# Exercise:
Give a verbatim copy of the lines below, minus the pictures.

# Recorded information:
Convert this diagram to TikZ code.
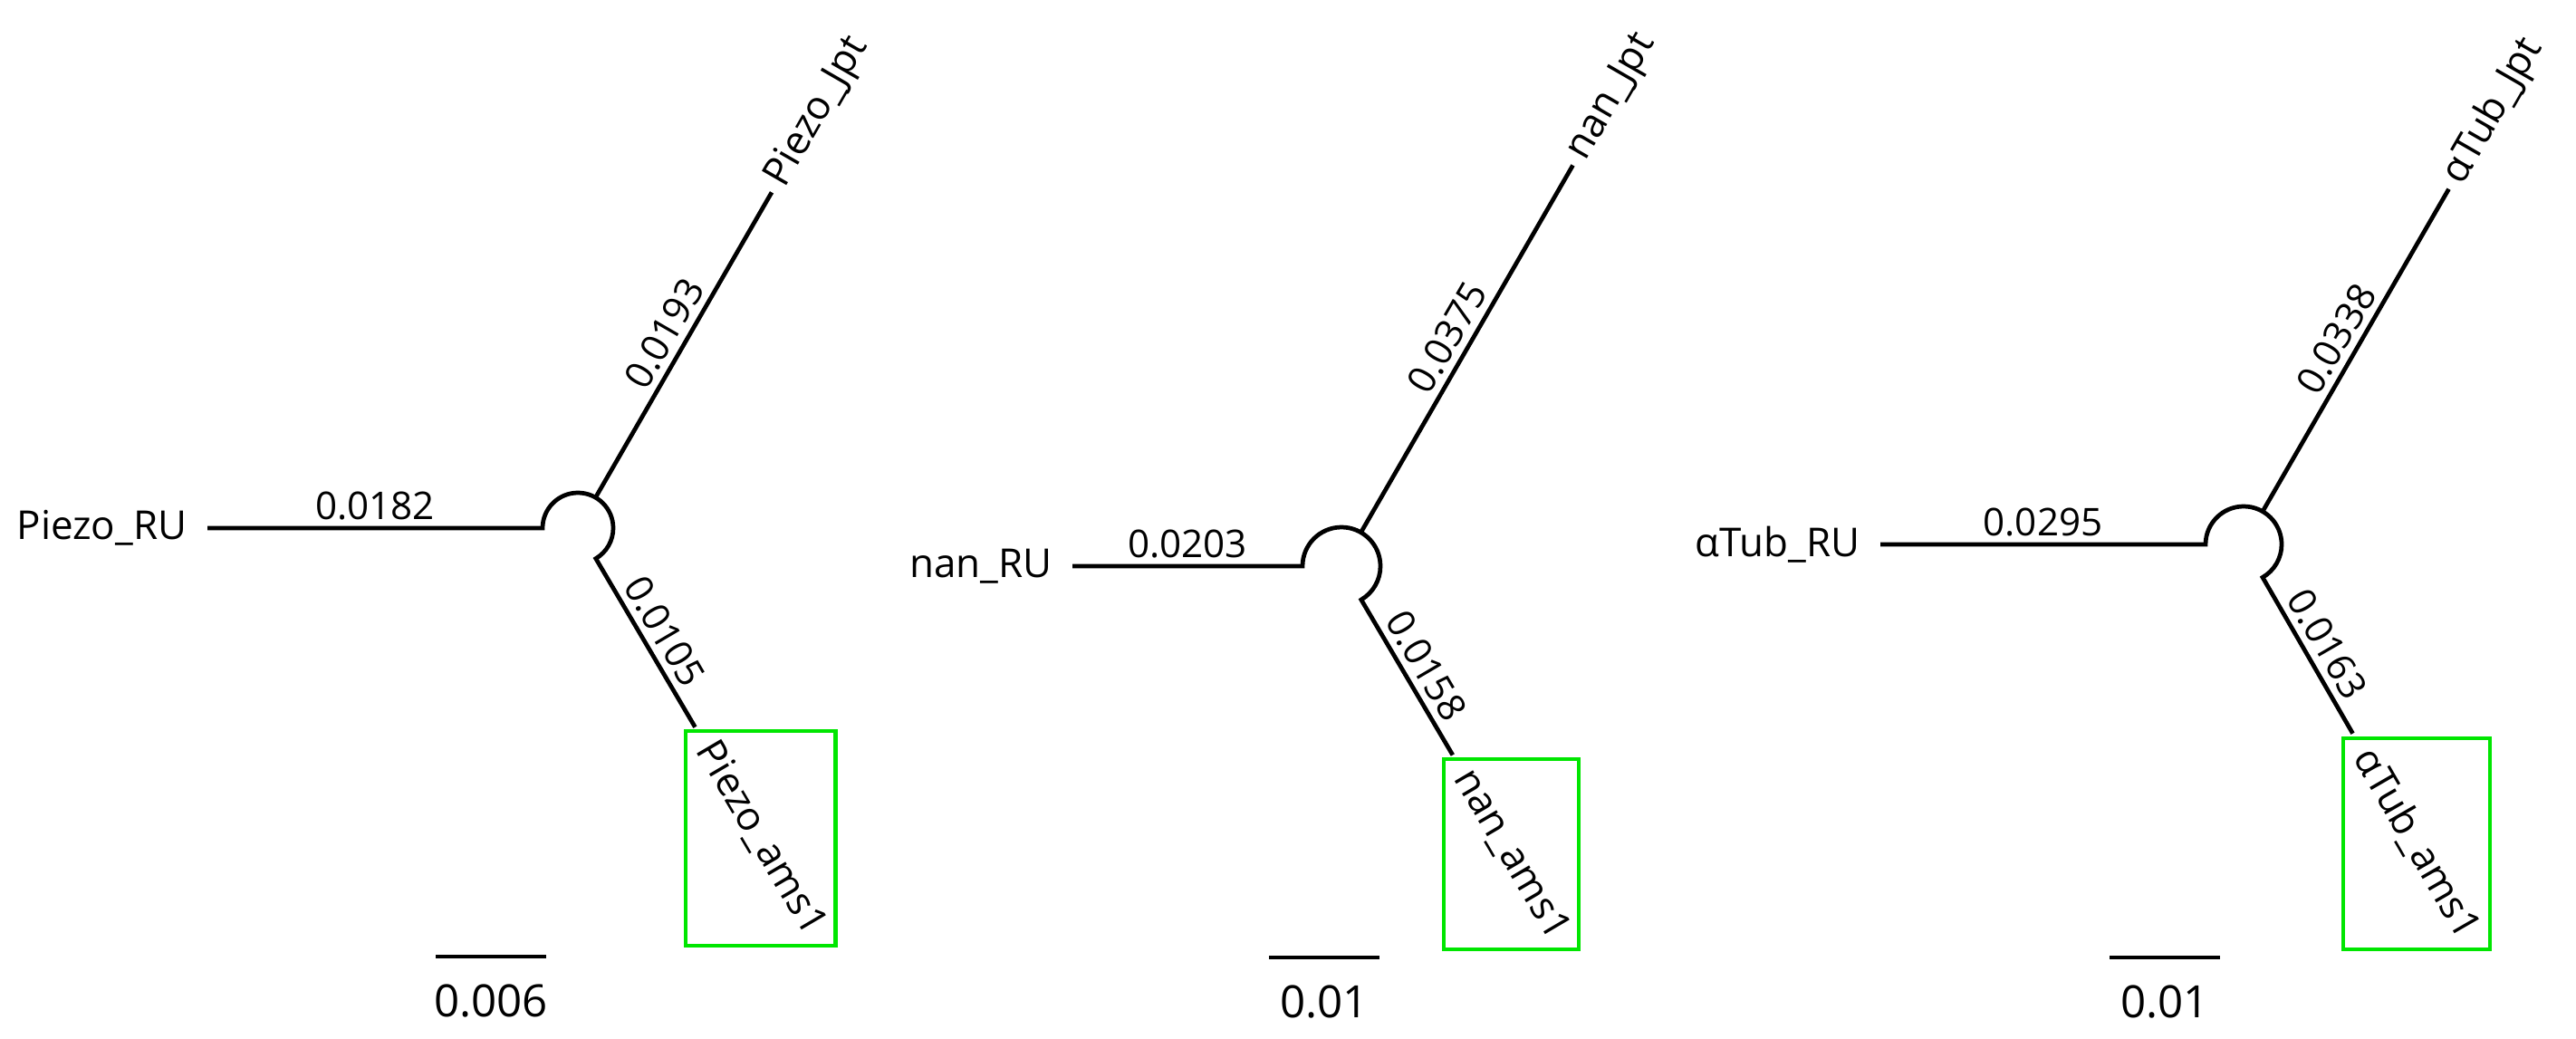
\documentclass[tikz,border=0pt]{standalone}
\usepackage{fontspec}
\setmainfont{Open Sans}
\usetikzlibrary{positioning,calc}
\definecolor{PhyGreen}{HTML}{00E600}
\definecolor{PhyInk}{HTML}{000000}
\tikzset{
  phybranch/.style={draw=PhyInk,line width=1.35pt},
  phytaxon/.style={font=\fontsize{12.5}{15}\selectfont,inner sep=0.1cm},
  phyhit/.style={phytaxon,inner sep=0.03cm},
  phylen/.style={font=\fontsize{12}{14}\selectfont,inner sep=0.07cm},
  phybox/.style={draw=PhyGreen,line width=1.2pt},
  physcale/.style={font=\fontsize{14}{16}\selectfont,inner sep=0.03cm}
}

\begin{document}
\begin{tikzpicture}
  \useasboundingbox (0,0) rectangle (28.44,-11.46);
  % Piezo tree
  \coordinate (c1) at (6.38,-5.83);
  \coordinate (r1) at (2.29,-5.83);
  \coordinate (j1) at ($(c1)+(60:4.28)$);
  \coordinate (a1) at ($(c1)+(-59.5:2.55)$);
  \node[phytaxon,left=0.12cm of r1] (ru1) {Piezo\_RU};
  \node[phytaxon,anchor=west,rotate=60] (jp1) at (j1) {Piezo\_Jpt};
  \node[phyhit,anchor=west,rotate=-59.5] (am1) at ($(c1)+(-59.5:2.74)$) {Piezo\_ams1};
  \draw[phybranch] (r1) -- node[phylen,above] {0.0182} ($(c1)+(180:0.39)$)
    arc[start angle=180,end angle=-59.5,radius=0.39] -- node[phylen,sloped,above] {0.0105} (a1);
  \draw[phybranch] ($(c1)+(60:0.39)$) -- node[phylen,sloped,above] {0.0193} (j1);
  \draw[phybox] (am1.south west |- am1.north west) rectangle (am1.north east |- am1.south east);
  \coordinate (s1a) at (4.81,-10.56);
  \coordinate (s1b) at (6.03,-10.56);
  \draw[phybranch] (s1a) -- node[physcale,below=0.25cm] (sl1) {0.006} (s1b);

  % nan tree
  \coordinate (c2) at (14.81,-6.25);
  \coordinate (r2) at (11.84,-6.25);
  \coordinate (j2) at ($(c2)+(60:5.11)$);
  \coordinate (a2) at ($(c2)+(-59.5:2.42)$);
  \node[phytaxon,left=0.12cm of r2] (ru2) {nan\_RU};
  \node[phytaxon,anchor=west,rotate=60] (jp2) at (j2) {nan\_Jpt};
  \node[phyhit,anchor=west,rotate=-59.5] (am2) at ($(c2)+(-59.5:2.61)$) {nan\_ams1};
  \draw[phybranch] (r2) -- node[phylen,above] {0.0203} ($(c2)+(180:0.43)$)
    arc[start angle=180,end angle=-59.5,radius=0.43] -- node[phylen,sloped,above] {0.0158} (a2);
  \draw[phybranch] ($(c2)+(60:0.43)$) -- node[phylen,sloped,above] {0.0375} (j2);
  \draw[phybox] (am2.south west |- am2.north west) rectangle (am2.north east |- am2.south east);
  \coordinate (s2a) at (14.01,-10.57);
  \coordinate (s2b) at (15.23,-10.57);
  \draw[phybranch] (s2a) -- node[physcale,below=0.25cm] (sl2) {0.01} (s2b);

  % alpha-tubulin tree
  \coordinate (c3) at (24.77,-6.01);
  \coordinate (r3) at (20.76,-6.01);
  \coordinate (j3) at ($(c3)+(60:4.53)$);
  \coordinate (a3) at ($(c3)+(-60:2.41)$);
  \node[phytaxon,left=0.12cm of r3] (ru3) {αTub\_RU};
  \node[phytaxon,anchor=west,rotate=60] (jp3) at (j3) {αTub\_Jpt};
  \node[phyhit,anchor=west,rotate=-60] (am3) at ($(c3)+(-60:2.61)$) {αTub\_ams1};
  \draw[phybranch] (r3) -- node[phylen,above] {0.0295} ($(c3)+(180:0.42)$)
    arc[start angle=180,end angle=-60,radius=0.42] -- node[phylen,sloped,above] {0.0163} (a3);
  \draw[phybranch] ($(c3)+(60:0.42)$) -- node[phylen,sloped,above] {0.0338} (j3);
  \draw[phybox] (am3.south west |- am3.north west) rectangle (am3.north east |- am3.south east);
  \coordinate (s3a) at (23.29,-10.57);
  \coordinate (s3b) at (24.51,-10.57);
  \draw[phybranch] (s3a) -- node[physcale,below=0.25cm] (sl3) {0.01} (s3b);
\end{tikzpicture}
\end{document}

# Result of this exercise:
Convert this diagram to TikZ code.
\documentclass[tikz,border=0pt]{standalone}
\usepackage{fontspec}
\setmainfont{Open Sans}
\usetikzlibrary{positioning,calc}
\definecolor{PhyGreen}{HTML}{00E600}
\definecolor{PhyInk}{HTML}{000000}
\tikzset{
  phybranch/.style={draw=PhyInk,line width=1.35pt},
  phytaxon/.style={font=\fontsize{12.5}{15}\selectfont,inner sep=0.1cm},
  phyhit/.style={phytaxon,inner sep=0.03cm},
  phylen/.style={font=\fontsize{12}{14}\selectfont,inner sep=0.07cm},
  phybox/.style={draw=PhyGreen,line width=1.2pt},
  physcale/.style={font=\fontsize{14}{16}\selectfont,inner sep=0.03cm}
}

\begin{document}
\begin{tikzpicture}
  \useasboundingbox (0,0) rectangle (28.44,-11.46);
  % Piezo tree
  \coordinate (c1) at (6.38,-5.83);
  \coordinate (r1) at (2.29,-5.83);
  \coordinate (j1) at ($(c1)+(60:4.28)$);
  \coordinate (a1) at ($(c1)+(-59.5:2.55)$);
  \node[phytaxon,left=0.12cm of r1] (ru1) {Piezo\_RU};
  \node[phytaxon,anchor=west,rotate=60] (jp1) at (j1) {Piezo\_Jpt};
  \node[phyhit,anchor=west,rotate=-59.5] (am1) at ($(c1)+(-59.5:2.74)$) {Piezo\_ams1};
  \draw[phybranch] (r1) -- node[phylen,above] {0.0182} ($(c1)+(180:0.39)$)
    arc[start angle=180,end angle=-59.5,radius=0.39] -- node[phylen,sloped,above] {0.0105} (a1);
  \draw[phybranch] ($(c1)+(60:0.39)$) -- node[phylen,sloped,above] {0.0193} (j1);
  \draw[phybox] (am1.south west |- am1.north west) rectangle (am1.north east |- am1.south east);
  \coordinate (s1a) at (4.81,-10.56);
  \coordinate (s1b) at (6.03,-10.56);
  \draw[phybranch] (s1a) -- node[physcale,below=0.25cm] (sl1) {0.006} (s1b);

  % nan tree
  \coordinate (c2) at (14.81,-6.25);
  \coordinate (r2) at (11.84,-6.25);
  \coordinate (j2) at ($(c2)+(60:5.11)$);
  \coordinate (a2) at ($(c2)+(-59.5:2.42)$);
  \node[phytaxon,left=0.12cm of r2] (ru2) {nan\_RU};
  \node[phytaxon,anchor=west,rotate=60] (jp2) at (j2) {nan\_Jpt};
  \node[phyhit,anchor=west,rotate=-59.5] (am2) at ($(c2)+(-59.5:2.61)$) {nan\_ams1};
  \draw[phybranch] (r2) -- node[phylen,above] {0.0203} ($(c2)+(180:0.43)$)
    arc[start angle=180,end angle=-59.5,radius=0.43] -- node[phylen,sloped,above] {0.0158} (a2);
  \draw[phybranch] ($(c2)+(60:0.43)$) -- node[phylen,sloped,above] {0.0375} (j2);
  \draw[phybox] (am2.south west |- am2.north west) rectangle (am2.north east |- am2.south east);
  \coordinate (s2a) at (14.01,-10.57);
  \coordinate (s2b) at (15.23,-10.57);
  \draw[phybranch] (s2a) -- node[physcale,below=0.25cm] (sl2) {0.01} (s2b);

  % alpha-tubulin tree
  \coordinate (c3) at (24.77,-6.01);
  \coordinate (r3) at (20.76,-6.01);
  \coordinate (j3) at ($(c3)+(60:4.53)$);
  \coordinate (a3) at ($(c3)+(-60:2.41)$);
  \node[phytaxon,left=0.12cm of r3] (ru3) {αTub\_RU};
  \node[phytaxon,anchor=west,rotate=60] (jp3) at (j3) {αTub\_Jpt};
  \node[phyhit,anchor=west,rotate=-60] (am3) at ($(c3)+(-60:2.61)$) {αTub\_ams1};
  \draw[phybranch] (r3) -- node[phylen,above] {0.0295} ($(c3)+(180:0.42)$)
    arc[start angle=180,end angle=-60,radius=0.42] -- node[phylen,sloped,above] {0.0163} (a3);
  \draw[phybranch] ($(c3)+(60:0.42)$) -- node[phylen,sloped,above] {0.0338} (j3);
  \draw[phybox] (am3.south west |- am3.north west) rectangle (am3.north east |- am3.south east);
  \coordinate (s3a) at (23.29,-10.57);
  \coordinate (s3b) at (24.51,-10.57);
  \draw[phybranch] (s3a) -- node[physcale,below=0.25cm] (sl3) {0.01} (s3b);
\end{tikzpicture}
\end{document}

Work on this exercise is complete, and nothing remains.